- [Raw data]
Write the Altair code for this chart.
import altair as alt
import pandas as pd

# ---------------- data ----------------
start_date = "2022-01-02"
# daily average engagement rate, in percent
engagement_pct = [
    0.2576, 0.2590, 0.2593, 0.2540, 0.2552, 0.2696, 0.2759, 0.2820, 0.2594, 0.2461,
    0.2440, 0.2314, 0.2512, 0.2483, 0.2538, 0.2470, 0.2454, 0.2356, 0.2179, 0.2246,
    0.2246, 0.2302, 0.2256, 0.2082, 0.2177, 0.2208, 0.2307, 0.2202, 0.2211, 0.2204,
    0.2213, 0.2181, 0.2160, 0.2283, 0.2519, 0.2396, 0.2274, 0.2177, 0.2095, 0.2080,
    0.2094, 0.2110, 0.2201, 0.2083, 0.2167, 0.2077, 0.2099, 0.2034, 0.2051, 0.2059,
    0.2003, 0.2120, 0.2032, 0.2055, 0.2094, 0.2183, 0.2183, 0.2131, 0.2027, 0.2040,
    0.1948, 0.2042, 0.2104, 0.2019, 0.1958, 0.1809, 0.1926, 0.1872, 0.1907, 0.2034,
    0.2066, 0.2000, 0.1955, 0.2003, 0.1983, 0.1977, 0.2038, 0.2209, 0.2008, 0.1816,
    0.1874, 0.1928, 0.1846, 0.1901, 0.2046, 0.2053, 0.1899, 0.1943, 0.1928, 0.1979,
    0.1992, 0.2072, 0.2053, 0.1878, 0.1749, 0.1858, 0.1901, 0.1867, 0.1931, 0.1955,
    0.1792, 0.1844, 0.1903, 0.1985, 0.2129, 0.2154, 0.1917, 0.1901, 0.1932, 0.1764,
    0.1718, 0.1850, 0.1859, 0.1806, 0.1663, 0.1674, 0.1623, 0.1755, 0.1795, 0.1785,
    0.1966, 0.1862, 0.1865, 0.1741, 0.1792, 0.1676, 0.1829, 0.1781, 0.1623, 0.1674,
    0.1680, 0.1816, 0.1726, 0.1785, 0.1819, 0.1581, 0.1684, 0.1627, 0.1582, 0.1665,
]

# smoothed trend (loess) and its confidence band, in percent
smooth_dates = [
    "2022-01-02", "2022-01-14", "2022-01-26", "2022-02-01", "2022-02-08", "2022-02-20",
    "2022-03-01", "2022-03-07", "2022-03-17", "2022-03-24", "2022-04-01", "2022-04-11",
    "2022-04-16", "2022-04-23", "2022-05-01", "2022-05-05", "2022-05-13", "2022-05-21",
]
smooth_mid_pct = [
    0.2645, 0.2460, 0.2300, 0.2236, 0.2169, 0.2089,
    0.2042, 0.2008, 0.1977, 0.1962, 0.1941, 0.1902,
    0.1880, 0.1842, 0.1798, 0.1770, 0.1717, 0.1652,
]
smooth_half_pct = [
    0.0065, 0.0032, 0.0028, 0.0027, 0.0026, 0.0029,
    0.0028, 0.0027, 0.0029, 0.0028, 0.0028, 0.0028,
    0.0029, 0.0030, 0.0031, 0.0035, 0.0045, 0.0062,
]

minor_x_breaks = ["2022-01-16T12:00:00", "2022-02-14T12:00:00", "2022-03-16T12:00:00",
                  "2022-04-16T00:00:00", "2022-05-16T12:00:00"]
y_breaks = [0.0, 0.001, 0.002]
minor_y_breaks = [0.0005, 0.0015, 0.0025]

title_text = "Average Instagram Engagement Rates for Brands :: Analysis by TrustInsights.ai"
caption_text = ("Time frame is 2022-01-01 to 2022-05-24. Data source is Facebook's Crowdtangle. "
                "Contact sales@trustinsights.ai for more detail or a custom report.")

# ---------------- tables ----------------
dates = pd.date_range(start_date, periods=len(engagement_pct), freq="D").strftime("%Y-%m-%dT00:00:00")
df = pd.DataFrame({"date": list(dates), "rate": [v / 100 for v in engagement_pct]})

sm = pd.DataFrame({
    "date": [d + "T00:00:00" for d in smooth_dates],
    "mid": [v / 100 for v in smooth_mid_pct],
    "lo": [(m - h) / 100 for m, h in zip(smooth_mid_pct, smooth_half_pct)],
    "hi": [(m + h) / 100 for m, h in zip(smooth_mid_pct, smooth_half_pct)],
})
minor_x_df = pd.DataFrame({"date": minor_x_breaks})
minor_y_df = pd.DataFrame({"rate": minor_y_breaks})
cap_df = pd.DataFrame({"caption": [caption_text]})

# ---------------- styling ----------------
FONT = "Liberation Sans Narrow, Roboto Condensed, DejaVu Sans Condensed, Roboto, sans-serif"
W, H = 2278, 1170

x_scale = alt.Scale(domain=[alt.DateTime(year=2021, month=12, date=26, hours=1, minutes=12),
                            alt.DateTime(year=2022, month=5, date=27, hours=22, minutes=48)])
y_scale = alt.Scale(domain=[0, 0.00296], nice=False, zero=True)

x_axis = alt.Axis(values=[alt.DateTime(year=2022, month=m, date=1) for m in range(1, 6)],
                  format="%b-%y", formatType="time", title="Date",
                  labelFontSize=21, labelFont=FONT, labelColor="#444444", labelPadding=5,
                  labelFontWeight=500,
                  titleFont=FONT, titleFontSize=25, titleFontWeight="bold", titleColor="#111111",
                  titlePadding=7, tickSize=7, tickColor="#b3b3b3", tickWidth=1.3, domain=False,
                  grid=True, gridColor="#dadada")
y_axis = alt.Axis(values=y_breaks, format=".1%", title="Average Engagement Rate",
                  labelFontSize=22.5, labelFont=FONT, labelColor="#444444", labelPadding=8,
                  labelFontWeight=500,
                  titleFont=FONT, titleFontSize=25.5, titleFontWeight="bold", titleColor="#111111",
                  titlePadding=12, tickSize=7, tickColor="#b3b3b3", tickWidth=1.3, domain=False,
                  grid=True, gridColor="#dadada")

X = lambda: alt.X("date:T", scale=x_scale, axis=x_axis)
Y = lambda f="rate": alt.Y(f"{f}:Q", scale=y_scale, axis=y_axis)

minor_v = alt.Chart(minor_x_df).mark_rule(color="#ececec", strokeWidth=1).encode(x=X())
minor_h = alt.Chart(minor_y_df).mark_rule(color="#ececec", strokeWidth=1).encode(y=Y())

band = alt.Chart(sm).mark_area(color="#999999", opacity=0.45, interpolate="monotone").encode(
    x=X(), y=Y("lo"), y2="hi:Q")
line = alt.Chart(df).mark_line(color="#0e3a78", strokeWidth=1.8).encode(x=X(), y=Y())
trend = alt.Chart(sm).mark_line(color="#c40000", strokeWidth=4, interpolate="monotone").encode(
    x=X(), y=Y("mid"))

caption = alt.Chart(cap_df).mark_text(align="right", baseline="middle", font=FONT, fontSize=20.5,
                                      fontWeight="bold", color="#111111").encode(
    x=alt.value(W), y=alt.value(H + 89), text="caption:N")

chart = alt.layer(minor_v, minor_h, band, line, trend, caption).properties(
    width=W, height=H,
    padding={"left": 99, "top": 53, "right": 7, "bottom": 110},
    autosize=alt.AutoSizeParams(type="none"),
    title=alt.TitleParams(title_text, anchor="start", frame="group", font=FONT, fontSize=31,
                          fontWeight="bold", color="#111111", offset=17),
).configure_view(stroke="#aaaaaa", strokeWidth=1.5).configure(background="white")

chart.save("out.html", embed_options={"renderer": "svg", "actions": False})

- [The task]
Print exactly, and only, the lines beginning at the top of the listing and ending at the line with "import pandas as pd".

- [Task output]
Write the Altair code for this chart.
import altair as alt
import pandas as pd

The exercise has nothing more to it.